Prophets and prophetic communities in the Church

Do prophets still exist today? Do we know how to recognize them? Or do they bother us and do we persecute them? Prophetic denunciation is not the initiative of the Church but of the Holy Spirit. Prophets are encountered where we least and when we least expect them. The Spirit also raises prophets beyond the sociological boundaries of the Church. Every man, every human community can become prophecy.
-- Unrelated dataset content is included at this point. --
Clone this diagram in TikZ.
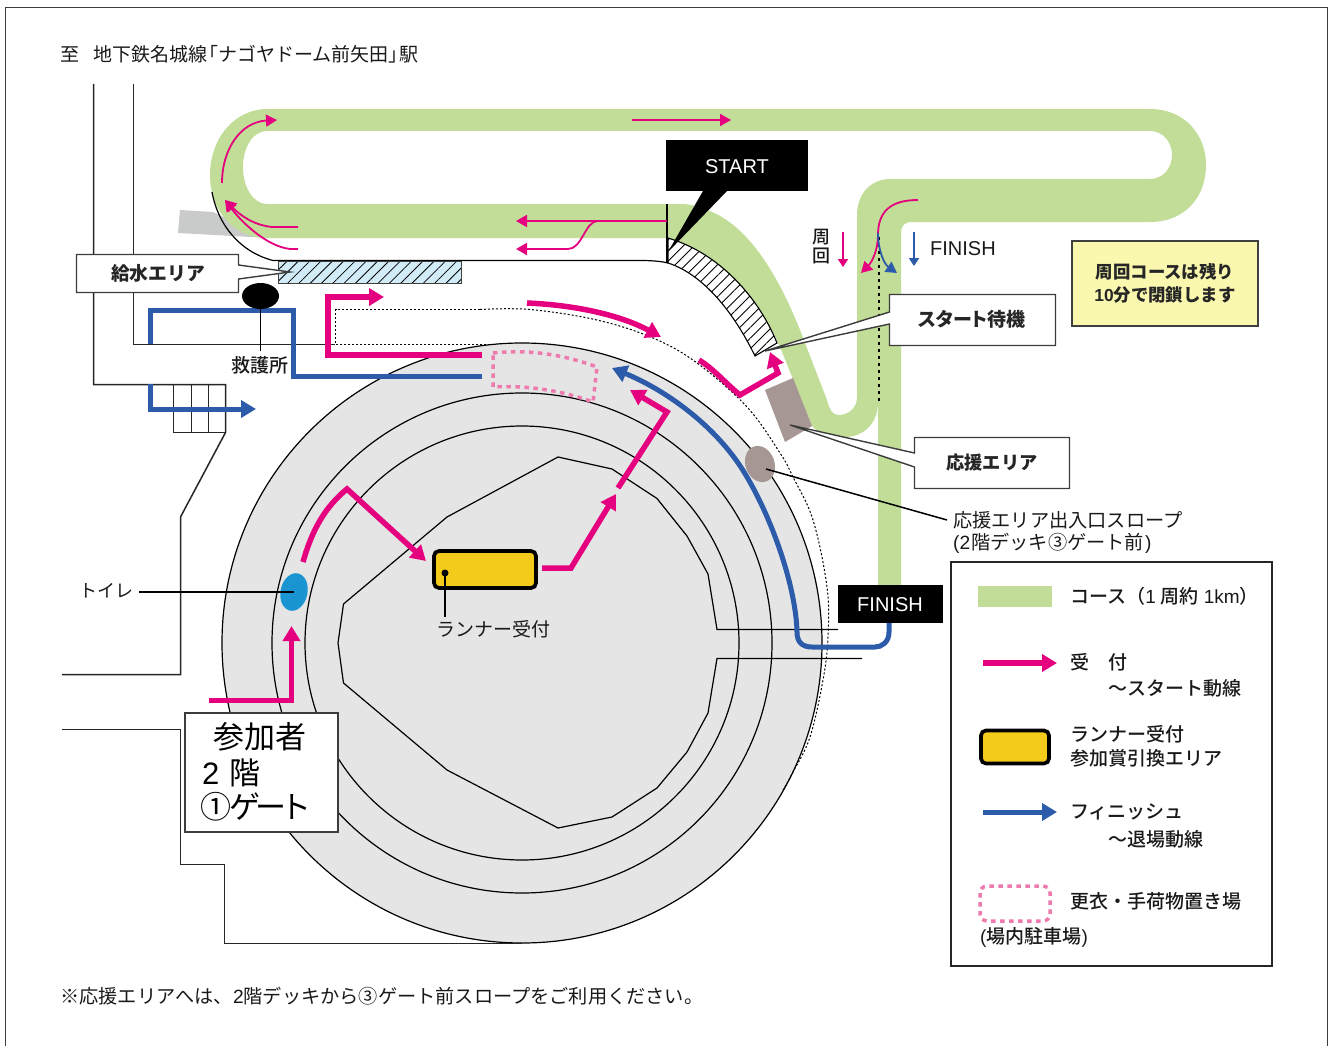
\documentclass[tikz,border=0pt]{standalone}
\usepackage{fontspec}
\setmainfont{Liberation Sans}
\newfontfamily\jp{Noto Sans CJK JP}
\newfontfamily\jpl{Noto Sans CJK JP Medium}
\newfontfamily\jpm{Noto Sans CJK JP}
\newfontfamily\jpp[RawFeature=+palt]{Noto Sans CJK JP}
\newfontfamily\lat{Liberation Sans}
\newfontfamily\latl{Liberation Sans}
\usetikzlibrary{arrows.meta,patterns.meta,shapes.geometric}
\definecolor{course}{HTML}{C1DD97}
\definecolor{mag}{HTML}{E4007F}
\definecolor{blu}{HTML}{2B5BA9}
\definecolor{ygold}{HTML}{F5CB1B}
\definecolor{beige}{HTML}{FAF7AE}
\definecolor{brownish}{HTML}{A69694}
\definecolor{wc}{HTML}{1A95D2}
\definecolor{stadium}{HTML}{E5E5E5}
\definecolor{pinkd}{HTML}{EE7AAE}
\definecolor{stub}{HTML}{C9CACA}
\definecolor{frame}{HTML}{3C3C3C}
\definecolor{waterfill}{HTML}{D2ECF7}
\tikzset{
  jt/.style={inner sep=0pt,font=\jp\fontsize{#1}{#1}\selectfont,text=black!90},
  jl/.style={inner sep=0pt,font=\jpl\fontsize{#1}{#1}\selectfont,text=black!90},
  jb/.style={inner sep=0pt,font=\jpm\bfseries\fontsize{#1}{#1}\selectfont,text=black!85},
  jp/.style={inner sep=0pt,font=\jpp\bfseries\fontsize{#1}{#1}\selectfont,text=black!85},
  wt/.style={inner sep=0pt,font=\latl\fontsize{20}{20}\selectfont,text=white},
  wall/.style={draw=black!85,line width=1.5pt},
  ring/.style={draw=black,line width=1.2pt},
  callout/.style={draw=frame,fill=white,line width=1.4pt,line join=miter},
  magthick/.style={draw=mag,line width=5.5pt,line join=miter},
  bluthick/.style={draw=blu,line width=5pt,line join=miter},
  magthin/.style={draw=mag,line width=1.8pt},
  bluthin/.style={draw=blu,line width=1.8pt},
  bighead/.style={-{Triangle[length=15pt,width=17pt]}},
  smallhead/.style={-{Triangle[length=11pt,width=12pt]}},
  tinyhead/.style={-{Triangle[length=8pt,width=10pt]}},
  pinkdash/.style={draw=pinkd,line width=3.5pt,dash pattern=on 4.5pt off 4.5pt},
}
\begin{document}
\begin{tikzpicture}[x=1pt,y=-1pt]
\useasboundingbox (0,0) rectangle (1330,1046);
% page frame
\draw[frame,line width=1.6pt] (5.5,1046) -- (5.5,7.5) -- (1327.5,7.5) -- (1327.5,1046);

% stadium
\path[fill=stadium,ring] (522,643) circle [radius=300];
\draw[ring] (522,643) circle [radius=250];
\draw[ring] (522,643) circle [radius=217];
\draw[ring] (838,629.5) -- (717,629.5) -- (708,574) -- (687,536) -- (657,498.5) -- (612,469) -- (558,457) -- (447,517) -- (343.5,604) -- (338,643) -- (343.5,683) -- (447,770) -- (558,828) -- (612,817) -- (657,788) -- (687,752) -- (708,713) -- (717,658.5) -- (862,658.5);

% surrounding walls
\draw[wall] (93.5,84) -- (93.5,384.5) -- (225.5,384.5) -- (225.5,432.5) -- (180.5,517) -- (180.5,674.5) -- (62,674.5);
\draw[wall] (133.5,84) -- (133.5,344.5) -- (335,344.5);
\draw[wall] (62,729.5) -- (180.5,729.5) -- (180.5,864.5) -- (224.5,864.5) -- (224.5,943.5) -- (522,943.5);
\draw[wall] (173.5,384.5) -- (173.5,432.5) -- (225.5,432.5);
\draw[wall] (191.5,384.5) -- (191.5,432.5);
\draw[wall] (208.5,384.5) -- (208.5,432.5);
\draw[wall] (173.5,409) -- (225.5,409);

% dotted route
\draw[black,line width=1pt,dash pattern=on 2pt off 2pt] (490,344.5) -- (335.5,344.5) -- (335.5,309.5) -- (480,309.5);
\draw[black,line width=1pt,dash pattern=on 2pt off 2pt] plot[smooth,tension=0.6] coordinates {(480,309.5) (530,309.5) (597,320) (653,338) (697,363) (747,407) (780,453) (793,477) (813,520) (827,587) (828,637) (823,680) (810,737) (793,772) (783,790)};

% grey stub and course
\fill[stub] (180,210) -- (213,212) -- (270,238) -- (178,233) -- cycle;
\fill[course,even odd rule]
  (267,109) -- (1150,109) .. controls (1185,109) and (1206,135) .. (1206,165)
  .. controls (1206,197) and (1185,222) .. (1150,222) -- (911,222)
  .. controls (905,222) and (901,226) .. (901,232) -- (901,590) -- (878,590) -- (878,402)
  .. controls (878,425) and (862,437) .. (845,437) .. controls (832,437) and (820,435) .. (812,426)
  -- (780,347) .. controls (762,305) and (725,255) .. (668,238) -- (267,238)
  .. controls (235,238) and (210,212) .. (210,175) .. controls (210,138) and (235,109) .. (267,109) -- cycle
  (267,131) -- (1150,131) .. controls (1163,131) and (1172,142) .. (1172,155)
  .. controls (1172,168) and (1163,179) .. (1150,179) -- (890,179)
  .. controls (870,179) and (857,195) .. (857,215) -- (857,397)
  .. controls (857,408) and (849,415) .. (838,415) .. controls (832,415) and (829,408) .. (827,400)
  -- (800,330) .. controls (780,280) and (750,225) .. (707,210) .. controls (697,206) and (690,204) .. (680,204)
  -- (267,204) .. controls (253,204) and (243,187) .. (243,167) .. controls (243,147) and (253,131) .. (267,131) -- cycle;

% road edge curve and hatch
\draw[black,line width=1.2pt] (212,192) .. controls (218,225) and (240,252) .. (273,260.5) -- (640,260.5) .. controls (650,260.5) and (660,261) .. (668,263);
\path[fill=white,draw=black,line width=1.1pt,pattern={Lines[angle=45,distance=7.5pt,line width=0.9pt]}]
  (668,238) .. controls (725,255) and (762,305) .. (777,343) -- (755,356) .. controls (735,315) and (705,275) .. (668,263) -- cycle;
\draw[black,line width=2pt] (667,204) -- (667,263);

% water area hatch
\fill[waterfill] (278,261) rectangle (461,283);
\draw[draw=black!75,line width=0.9pt,pattern={Lines[angle=45,distance=8pt,line width=0.8pt]}] (278,261) rectangle (461,283);

% brown areas
\fill[brownish] (765,390) -- (793,378) -- (812,426) -- (785,442) -- cycle;
\fill[brownish,rotate around={20:(760,464)}] (760,464) ellipse [x radius=14.5,y radius=18.5];
\fill[wc,rotate around={-12:(294,592)}] (294,592) ellipse [x radius=13.5,y radius=19];

% dashed cloakroom
\path[pinkdash] (493,353) .. controls (530,349) and (565,355) .. (597,367) -- (593,402) .. controls (560,390) and (525,385) .. (493,387) -- cycle;

% course thin arrows
\draw[magthin,smallhead] (632,120) -- (731,120);
\draw[magthin,smallhead] (222,183) .. controls (222,150) and (240,122) .. (277,120);
\draw[magthin,smallhead] (298,227) -- (272,227) .. controls (253,225) and (240,215) .. (225,200);
\draw[magthin,smallhead] (298,249) -- (290,249) .. controls (265,246) and (240,220) .. (225,200);
\draw[magthin,smallhead] (667,221) -- (516,221);
\draw[magthin,smallhead] (597,221) .. controls (585,222) and (582,249) .. (568,249) -- (516,249);
\draw[black,line width=2pt,dash pattern=on 3pt off 4pt] (879,237) -- (879,402);
\draw[magthin,smallhead] (918,200) .. controls (890,200) and (878,212) .. (878,235) .. controls (878,250) and (872,262) .. (861,273);
\draw[bluthin,smallhead] (878,233) .. controls (878,250) and (884,264) .. (897,273);
\draw[magthin,tinyhead] (843,232) -- (843,267);
\draw[bluthin,tinyhead] (914,232) -- (914,266);

% thick routes
\draw[magthick,bighead] (482,355) -- (328,355) -- (328,297) -- (384,297);
\draw[magthick,bighead] (527,303) .. controls (575,305) and (620,315) .. (661,337);
\draw[magthick,bighead] (699,360) .. controls (715,370) and (725,383) .. (740,395) -- (778,373) -- (770,352);
\draw[magthick,bighead] (209,700.5) -- (291.5,700.5) -- (291.5,626);
\draw[magthick,bighead] (303,562) .. controls (312,530) and (325,507) .. (347,489) -- (426,561);
\draw[magthick,bighead] (542,568) -- (571,568) -- (616,494);
\draw[magthick,bighead] (618,488) -- (667,412) -- (630,390);

\draw[bluthick,bighead] (889,622) -- (889,632) .. controls (889,642) and (882,647) .. (875,647) -- (812,647) .. controls (802,647) and (797,642) .. (797,632) .. controls (796,590) and (775,525) .. (747,477) .. controls (720,430) and (670,392) .. (612,368);
\draw[bluthick] (482,376) -- (293,376) -- (293,310) -- (150,310) -- (150,344);
\draw[bluthick,bighead] (150,384) -- (150,409) -- (256,409);

% medical
\node[ellipse,fill=black,minimum width=37pt,minimum height=26pt,inner sep=0pt] (aid) at (260.5,296) {};
\node[jl=19,anchor=center] (aidt) at (260,365) {救護所};
\draw[black,line width=1.5pt] (260.5,300) -- (260.5,351);

% reception
\node[draw=black,fill=ygold,line width=3.7pt,rounded corners=5pt,minimum width=102pt,minimum height=37pt,inner sep=0pt] (recep) at (485,569.5) {};
\coordinate (recepdot) at (445,573);
\fill[black] (recepdot) circle [radius=3.5];
\node[jt=19,anchor=center] (recept) at (493,629) {ランナー受付};
\draw[black,line width=1.3pt] (recepdot) -- (445,617);

% toilet
\node[jt=18,anchor=center] (wct) at (106,591) {トイレ};
\coordinate (wcc) at (294,592);
\draw[black,line width=1.3pt] (139,592) -- (wcc);

% callouts
\path[callout] (76.5,254.5) -- (238.5,254.5) -- (238.5,265) -- (290,272) -- (238.5,279) -- (238.5,292.5) -- (76.5,292.5) -- cycle;
\node[jb=18.8,anchor=center] (water) at (158,273.5) {給水エリア};
\path[callout] (889.5,294.5) -- (1055.5,294.5) -- (1055.5,345.5) -- (889.5,345.5) -- (889.5,324) -- (765,351) -- (889.5,312) -- cycle;
\node[jp=19,anchor=center] (wait) at (972,319.5) {スタート待機};
\path[callout] (914.5,437.5) -- (1069.5,437.5) -- (1069.5,488.5) -- (914.5,488.5) -- (914.5,467) -- (790,425) -- (914.5,453) -- cycle;
\node[jb=18.2,anchor=center] (cheer) at (992,462.5) {応援エリア};
\coordinate (slope) at (766,469);
\draw[black,line width=1.5pt] (slope) -- (947,520);
\node[jt=19.2,anchor=west] (slopet) at (953,520.5) {応援エリア出入口スロープ};
\node[jt=19.2,anchor=west] (slopeb) at (953,543.5) {{\lat(2}\hspace{1pt}階デッキ③ゲート前\hspace{1pt}{\lat)}};

% START / FINISH
\node[fill=black,minimum width=142pt,minimum height=51pt,inner sep=0pt] (startb) at (737,165.5) {};
\fill[black] (703,191) -- (727,191) -- (668,252) -- cycle;
\node[wt] (startt) at (737,166.5) {START};
\node[fill=black,minimum width=105pt,minimum height=38pt,inner sep=0pt] (finb) at (890.5,603.5) {};
\node[wt] (fint) at (890,604.5) {FINISH};

% small labels
\node[jl=18,anchor=center] (syu) at (821,237.5) {周};
\node[jl=18,anchor=center] (kai) at (821,256) {回};
\node[inner sep=0pt,anchor=west,font=\lat\fontsize{20}{20}\selectfont,text=black!90] (fin2) at (930,249) {FINISH};

% notice
\node[draw=black!75,fill=beige,line width=1.3pt,minimum width=186pt,minimum height=85pt,inner sep=0pt] (noticeb) at (1165,283.5) {};
\node[jb=17.4,anchor=center] (notice1) at (1165,272) {周回コースは残り};
\node[jb=17.4,anchor=center] (notice2) at (1165,295) {{\lat\bfseries 10}分で閉鎖します};

% participants box
\node[draw=frame,fill=white,line width=1.4pt,minimum width=153pt,minimum height=119pt,inner sep=0pt] (partb) at (261.5,772.5) {};
\node[jt=31,anchor=center,text=black] (part1) at (260,737) {参加者};
\node[jt=31,anchor=west,text=black] (part2) at (202,772.5) {{\lat 2}\hspace{10pt}階};
\node[jt=31,anchor=west,text=black] (part3) at (200,807) {①\hspace{-2pt}ゲ\hspace{-5pt}ー\hspace{-6pt}ト};

% titles
\node[jt=19,anchor=west] (title) at (60,54) {至\hspace{14pt}地下鉄名城線\hspace{-8pt}「ナゴヤドーム前矢田」\hspace{-8pt}駅};
\node[jt=19.2,anchor=west] (foot) at (60,996) {※応援エリアへは、{\lat 2}階デッキから③ゲート前スロープをご利用ください。};

% legend
\node[draw=black!85,line width=1.3pt,minimum width=321pt,minimum height=404pt,inner sep=0pt] (legend) at (1111.5,764) {};
\fill[course] (978,586) rectangle (1052,607);
\node[jl=19,anchor=west] (l1) at (1070,596) {コース（{\latl 1}\hspace{5pt}周約\hspace{5pt}{\latl 1km}）};
\draw[magthick,bighead] (983,663) -- (1057,663);
\node[jl=19,anchor=west] (l2a) at (1070,662) {受\hspace{19pt}付};
\node[jl=19,anchor=west] (l2b) at (1108,688) {～スタート動線};
\node[draw=black,fill=ygold,line width=3.7pt,rounded corners=5pt,minimum width=68pt,minimum height=33pt,inner sep=0pt] (lyel) at (1015,747) {};
\node[jl=19,anchor=west] (l3a) at (1070,734) {ランナー受付};
\node[jl=19,anchor=west] (l3b) at (1070,758) {参加賞引換エリア};
\draw[bluthick,bighead] (983,812) -- (1057,812);
\node[jl=19,anchor=west] (l4a) at (1070,812) {フィニッシュ};
\node[jl=19,anchor=west] (l4b) at (1108,839) {～退場動線};
\path[pinkdash,rounded corners=7pt] (980,886) rectangle (1050,921);
\node[jl=19,anchor=west] (l5a) at (1070,901) {更衣・手荷物置き場};
\node[jl=19,anchor=west] (l5b) at (980,937) {{\latl(}場内駐車場{\latl)}};
\end{tikzpicture}
\end{document}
“There is not only prophecy within the Church, but the Christian community itself is ” prophecy ” with regard to the whole human community: a source of criticism against every absolutization, or dehumanizing ideology, or oppressive power. Denunciation of racism, economic exploitation, disrespect for life. All this presupposes a community in continuous verification of its fidelity to the message, so that its prophecy is not alienating counter-witness” (Salesian Catechetical Center).

The Church, people of prophets

But each of us by baptism is called to be a prophet, to carry the Word of God around us, to those areas where sometimes it would never reach if we did not carry it. Each of us is to witness by life and word to God’s love and tenderness for the world, and that only in God is there salvation, that is, the meaning of living and dying, and the certainty of the victory of good over evil, of love over hate, of life over death.

Sometimes this proclamation is opposed and vilified, and prophets are persecuted. But “Blessed are those persecuted for righteousness’ sake, for theirs is the kingdom of heaven” (Mt. 5:10).